Magnesium deficiency
- Role in the plant: magnesium is an essential element for the process of photosynthesis (because it forms part of the chlorophyll molecule) and is also involved in protein production. Magnesium is therefore essential to plant growth, particularly during tuber bulking.
- Symptoms of deficiency: the bottom leaves first present mild interveinal, pale-green to yellow chlorosis (photos 16 and 17) which subsequently turn brown and finally become necrotic (photos 18 to 20). Such lesions are not unusual on potato plants, during the last part of the growing season, particularly on some cultivars. Lesions are typically located on the central part of the leaflets, except on the veins of the older leaves (as magnesium is highly mobile in the plant).
Manganese deficiency
- Role in the plant: manganese is important chiefly for the process of photosynthesis and as a metabolic activator.

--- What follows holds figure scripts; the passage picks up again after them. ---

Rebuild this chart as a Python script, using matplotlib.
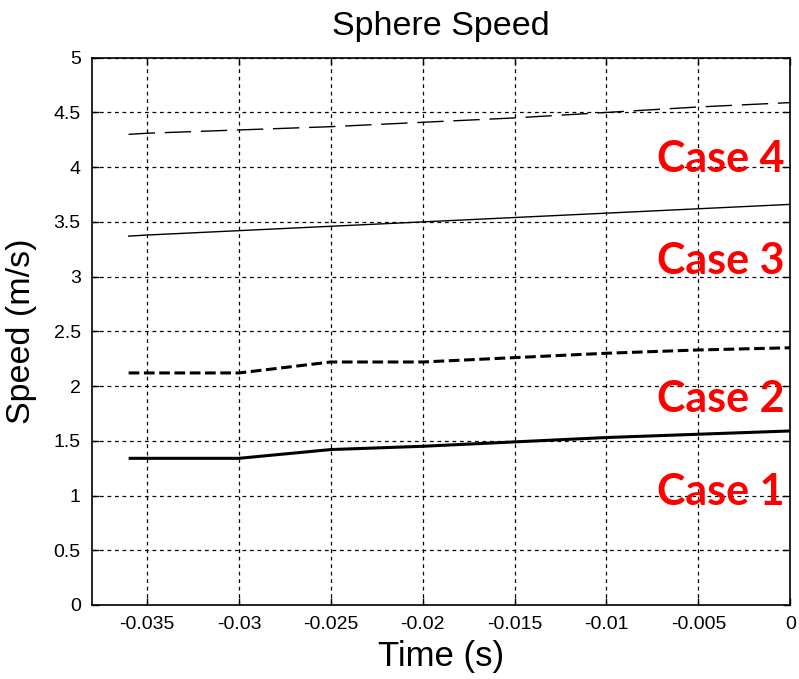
import numpy as np
import matplotlib.pyplot as plt

# time samples (s) and speeds (m/s)
time = [-0.036, -0.035, -0.030, -0.025, -0.020, -0.015, -0.010, -0.005, 0.0]
case1 = [1.34, 1.34, 1.34, 1.42, 1.45, 1.49, 1.53, 1.56, 1.59]
case2 = [2.12, 2.12, 2.12, 2.22, 2.22, 2.26, 2.30, 2.33, 2.35]
case3 = [3.37, 3.38, 3.42, 3.46, 3.50, 3.54, 3.58, 3.62, 3.66]
case4 = [4.30, 4.31, 4.34, 4.37, 4.41, 4.45, 4.50, 4.55, 4.59]

case_names = ["Case 1", "Case 2", "Case 3", "Case 4"]
case_label_y = [0.91, 1.76, 3.02, 3.96]

xticks = [-0.035, -0.03, -0.025, -0.02, -0.015, -0.01, -0.005, 0]
xticklabels = ["-0.035", "-0.03", "-0.025", "-0.02", "-0.015", "-0.01", "-0.005", "0"]
yticks = np.arange(0, 5.01, 0.5)
yticklabels = ["0", "0.5", "1", "1.5", "2", "2.5", "3", "3.5", "4", "4.5", "5"]

plt.rcParams["font.family"] = ["Liberation Sans", "DejaVu Sans"]

fig = plt.figure(figsize=(7.99, 6.79), dpi=100)
ax = fig.add_axes([0.115, 0.109, 0.874, 0.806])

ax.plot(time, case1, color="black", lw=2.2, solid_capstyle="butt")
ax.plot(time, case2, color="black", lw=2.2, linestyle=(0, (3.5, 1.5)))
ax.plot(time, case3, color="black", lw=1.0)
ax.plot(time, case4, color="black", lw=1.0, linestyle=(0, (19, 7)))

for name, y in zip(case_names, case_label_y):
    ax.text(-0.0003, y, name, color="red", fontsize=31, fontweight="bold",
            family=["Lato", "DejaVu Sans"], ha="right", va="baseline")

ax.set_xlim(-0.038, 0)
ax.set_ylim(0, 5)
ax.set_xticks(xticks)
ax.set_xticklabels(xticklabels)
ax.set_yticks(yticks)
ax.set_yticklabels(yticklabels)
ax.tick_params(direction="in", length=5, width=1, labelsize=14, pad=8,
               top=True, right=True)
ax.grid(True, color="black", linestyle=(0, (3, 3)), linewidth=0.9)
for s in ax.spines.values():
    s.set_linewidth(1.2)

ax.set_title("Sphere Speed", fontsize=24.5, pad=16)
ax.set_xlabel("Time (s)", fontsize=25, labelpad=5)
ax.set_ylabel("Speed (m/s)", fontsize=24.5, labelpad=12)

fig.savefig("out.png", dpi=100)
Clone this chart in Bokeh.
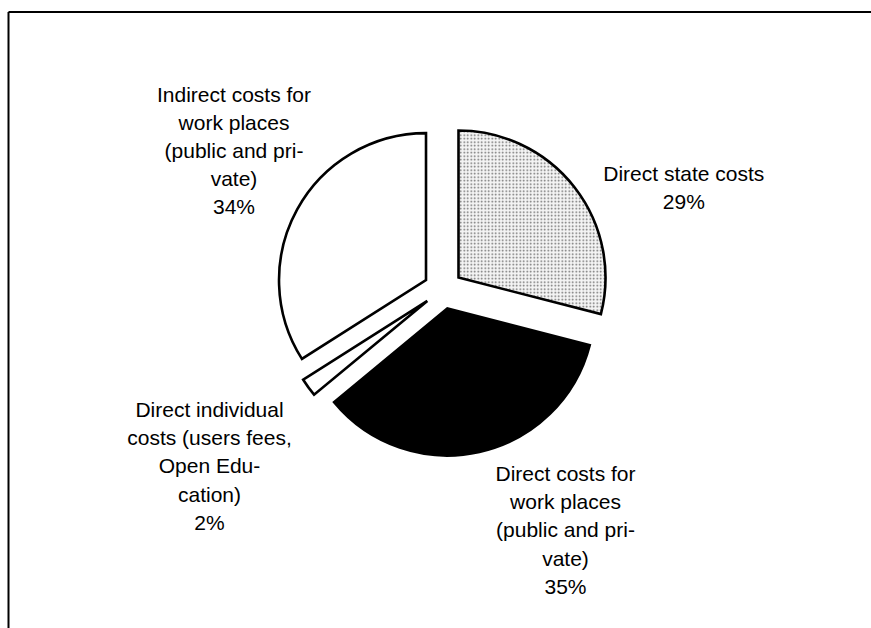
import math
from bokeh.plotting import figure
from bokeh.models import ColumnDataSource, Range1d
from bokeh.core.properties import value
from bokeh.embed import file_html
from bokeh.resources import INLINE

# ---- data ----
categories = [
    "Direct state costs",
    "Direct costs for work places (public and private)",
    "Direct individual costs (users fees, Open Education)",
    "Indirect costs for work places (public and private)",
]
shares = [29, 35, 2, 34]
label_texts = [
    "Direct state costs\n29%",
    "Direct costs for\nwork places\n(public and pri-\nvate)\n35%",
    "Direct individual\ncosts (users fees,\nOpen Edu-\ncation)\n2%",
    "Indirect costs for\nwork places\n(public and pri-\nvate)\n34%",
]

# ---- layout / style ----
W, H = 871, 628
cx, cy = 442.6, 339.0           # pie centre
R = 147.0                       # radius
EXPLODE = 19.5                  # explode distance
label_pos = [(683.3, 441.0), (565.0, 98.5), (209.0, 162.5), (233.5, 478.0)]
fills = ["#f4f4f4", "#000000", "#ffffff", "#ffffff"]
hatches = ["dot", " ", " ", " "]

total = float(sum(shares))
starts, ends, xs, ys = [], [], [], []
acc = 0.0
for s in shares:
    a0 = acc / total * 2 * math.pi          # clockwise from 12 o'clock
    a1 = (acc + s) / total * 2 * math.pi
    mid = (a0 + a1) / 2
    xs.append(cx + EXPLODE * math.sin(mid))
    ys.append(cy + EXPLODE * math.cos(mid))
    starts.append(math.pi / 2 - a0)
    ends.append(math.pi / 2 - a1)
    acc += s

src = ColumnDataSource(dict(x=xs, y=ys, start=starts, end=ends,
                            fill=fills, hatch=hatches, cat=categories))

p = figure(width=W, height=H, output_backend="svg", toolbar_location=None,
           x_range=Range1d(0, W), y_range=Range1d(0, H), min_border=0,
           background_fill_color="white", border_fill_color="white")
p.axis.visible = False
p.grid.visible = False
p.outline_line_color = None

p.wedge(x="x", y="y", radius=R, start_angle="start", end_angle="end",
        direction="clock", source=src, fill_color="fill",
        hatch_pattern="hatch", hatch_color="#6a6a6a", hatch_scale=3.5,
        hatch_weight=1.0, line_color="black", line_width=2.6,
        line_join="miter")

# frame border (left and top only, as in the scanned original)
left_x = 8.0
top_y = H - 11.5
p.segment(x0=[left_x, left_x], y0=[0, top_y], x1=[left_x, W], y1=[top_y, top_y],
          line_color="black", line_width=2)

lsrc = ColumnDataSource(dict(x=[q[0] for q in label_pos],
                             y=[q[1] for q in label_pos], t=label_texts))
p.text(x="x", y="y", text="t", source=lsrc, text_align="center",
       text_baseline="middle", text_font=value("Liberation Sans"),
       text_font_size="21px", text_line_height=1.22, text_color="black")

open("out.html", "w").write(file_html(p, INLINE))
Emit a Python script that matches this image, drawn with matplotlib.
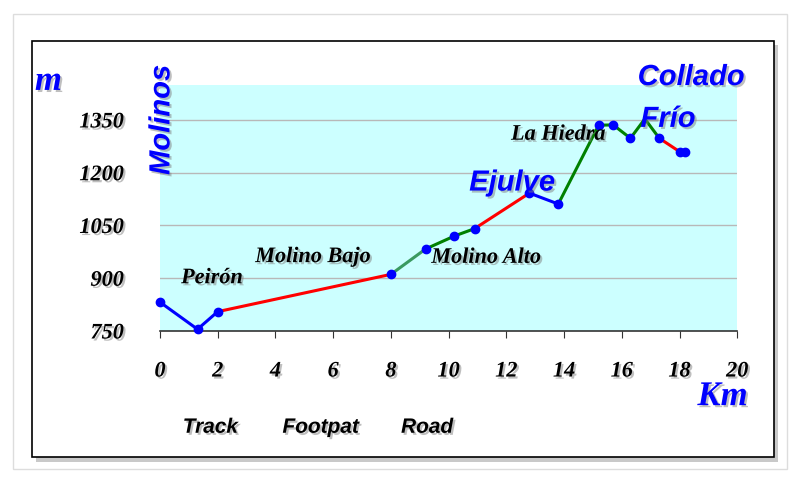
import matplotlib.pyplot as plt
import matplotlib.patheffects as pe
from matplotlib.patches import Rectangle

# distancia (km) y altitud (m) de cada punto del perfil
km = [0.0, 1.3, 2.0, 8.0, 9.2, 10.2, 10.9, 12.8, 13.8, 15.2, 15.7, 16.3, 16.8, 17.3, 18.0, 18.2]
alt = [832, 755, 805, 911, 983, 1020, 1041, 1142, 1111, 1335, 1336, 1298, 1353, 1298, 1260, 1260]
# puntos con marcador (el pico 16.8 no lleva)
marked = [0, 1, 2, 3, 4, 5, 6, 7, 8, 9, 10, 11, 13, 14, 15]

# tramos: (indice inicio, indice fin, color)
segments = [
    (0, 2, 'blue'),
    (2, 3, 'red'),
    (3, 4, '#3a9a60'),
    (4, 6, 'green'),
    (6, 7, 'red'),
    (7, 8, 'blue'),
    (8, 13, 'green'),
    (13, 15, 'red'),
]

yticks = [750, 900, 1050, 1200, 1350]
xticks = [0, 2, 4, 6, 8, 10, 12, 14, 16, 18, 20]

places = ['Peirón', 'Molino Bajo', 'Molino Alto', 'La Hiedra']
places_x = [1.8, 5.3, 11.3, 13.8]
places_y = [900, 960, 958, 1308]

towns = ['Ejulve', 'Frío', 'Collado']
towns_x = [12.2, 17.6, 18.4]
towns_y = [1172, 1353, 1472]

shadow = [pe.withSimplePatchShadow(offset=(1.5, -1.5), shadow_rgbFace='gray', alpha=0.5)]
serif = 'Liberation Serif'
sans = 'Liberation Sans'

fig = plt.figure(figsize=(7.94, 4.79), dpi=100)
fig.patch.set_facecolor('white')

# marco exterior
fig.patches.append(Rectangle((0.016, 0.02), 0.975, 0.95, transform=fig.transFigure,
                             facecolor='white', edgecolor='#dddddd', lw=1.0, zorder=-3))
fig.patches.append(Rectangle((0.040, 0.045), 0.935, 0.87, transform=fig.transFigure,
                             facecolor='white', edgecolor='black', lw=1.2, zorder=-2,
                             path_effects=[pe.withSimplePatchShadow(offset=(3, -3), alpha=0.3)]))

ax = fig.add_axes([0.2015, 0.309, 0.727, 0.514])
ax.set_facecolor('#ccffff')
ax.set_xlim(0, 20)
ax.set_ylim(750, 1450)

for y in yticks[1:]:
    ax.axhline(y, color='#b8b8b8', lw=1.0, zorder=1)

for i0, i1, c in segments:
    ax.plot(km[i0:i1 + 1], alt[i0:i1 + 1], color=c, lw=2.2, zorder=3, clip_on=False)
ax.plot([km[i] for i in marked], [alt[i] for i in marked], 'o', color='blue',
        ms=6, zorder=4, clip_on=False)

for s in ['top', 'right', 'left']:
    ax.spines[s].set_visible(False)
ax.spines['bottom'].set_color('#333333')
ax.spines['bottom'].set_linewidth(1.2)

ax.set_xticks(xticks)
ax.set_yticks(yticks)
ax.tick_params(axis='x', direction='out', length=5, pad=17, color='#333333')
ax.tick_params(axis='y', length=0, pad=26)
for lab in ax.get_xticklabels() + ax.get_yticklabels():
    lab.set_family(serif)
    lab.set_fontsize(16)
    lab.set_fontweight('bold')
    lab.set_fontstyle('italic')
    lab.set_path_effects(shadow)

for name, x, y in zip(places, places_x, places_y):
    ax.text(x, y, name, family=serif, fontsize=16, fontweight='bold', style='italic',
            ha='center', va='center', zorder=5, path_effects=shadow)

for name, x, y in zip(towns, towns_x, towns_y):
    ax.text(x, y, name, family=sans, fontsize=21, fontweight='bold', style='italic',
            color='blue', ha='center', va='center', zorder=5, clip_on=False,
            path_effects=shadow)

ax.text(0.05, 1350, 'Molinos', family=sans, fontsize=21, fontweight='bold', style='italic',
        color='blue', rotation=90, ha='center', va='center', zorder=5, clip_on=False,
        path_effects=shadow)

fig.text(0.061, 0.83, 'm', family=serif, fontsize=25, fontweight='bold', style='italic',
         color='blue', ha='center', va='center', path_effects=shadow)
fig.text(0.91, 0.172, 'Km', family=serif, fontsize=25, fontweight='bold', style='italic',
         color='blue', ha='center', va='center', path_effects=shadow)

for name, x in zip(['Track', 'Footpat', 'Road'], [0.265, 0.404, 0.538]):
    fig.text(x, 0.108, name, family=sans, fontsize=15, fontweight='bold', style='italic',
             ha='center', va='center', path_effects=shadow)

plt.savefig('out.png', dpi=100)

- Symptoms of deficiency: the young upper potato leaves have a dull green colour and show interveinal chlorosis with many small necrotic dots, localised mainly along the veins (photos 21 and 22). The plants are smaller, with necrotic areas on leaf margins (photo 22).
Toxicity: excess of manganese, particularly in acidic soils, may cause the formation of pale green leaves and numerous necrotic spots on stems, petioles and can cover the entire leaf surface.
Sulphur deficiency
- Role in the plant: sulphur is a constituent of certain amino acids and proteins.
- Symptoms of deficiency: there is an overall chlorosis i.e. yellowing of the foliage (photos 23 to 25) which can be confused with nitrogen deficiency. Deficiencies are usually observed during the early stages of crop development but later, the upper leaves may become paler than the bottom ones and show necrotic spots in the central parts of the leaflets. Lack of sulphur encourages early maturing.
Salinity phytotoxicity
The potato is a highly salt susceptible crop and damage due to excessive salinity occurs in certain warm regions, where crops are irrigated with saline water and/or where high temperatures cause major evaporation and lead to the presence of high quantities of mineral salts on the soil’s surface. Excessive salinity, i.e. concentration of salts, in irrigation water or in the soil may be phytotoxic for some crops such as the potato and so reduces the plant’s growth and yield (photo 26).